We cannot deny that our forebears owned privately the public places and streets that we have, as ownership of land during their era was based on occupation, the one who is strong and industrious to clear areas would occupy and become the owner of the land. But they surely were selfless in giving up what would have been their private property for their family generations to succeed for the welfare of the people. We enjoy the use of plazas, school sites, church lots and community centers mainly because our forebears generously gave up what they privately own for the good of the community.
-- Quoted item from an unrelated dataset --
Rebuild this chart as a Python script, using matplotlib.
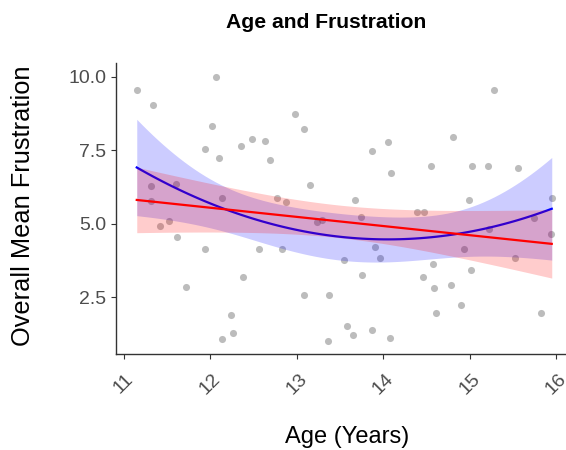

Our generation is unquestionably better off than that of our forefathers in terms of education and capabilities. Ironically, we have miserably failed to follow the beginnings they left to us, allowing our greed to overcome our sense of community. There is no question that we have owned as private and appropriated as our own the lots of our communities. But to become greedy and insensitive to the needs of our fellowmen to have good access because we want to grab for our own what we consider as privately ours, is certainly a social mistake that we all were made to pay the price too costly. The number of fatalities in many communities may have been less if there are good roads that would allow people to flee than by breaking walls and fences.
It is perhaps the will of God that our communities were cleared of all greedy obstructions to allow us to reconstruct our places the way our forebears had envisioned. We have the capacity, we only need to muster our willpower to abandon our old communities and reconstruct a new one where we would live with contentment and a peace of mind that we are safe and that we will leave a legacy of a well reconstructed community.
The need to reconstruct our communities is urgent as it is at this time that the areas had been cleared by the force of nature. No human power or will could have done what the super typhoon accomplished in terms of giving the community and its people a rare chance of a lifetime to reconstruct our communities. Establishing a good road network had been brought to the fore by the resultant effect of the super typhoon. It is all up to the people if they want to remain greedy by still thinking just for individual goals, opting to rebuild our houses and fences along what must be roads and passage ways. We too have the power to choose to reconstruct our communities and make it a better, safer and progressive place to live for our and the many generations to come.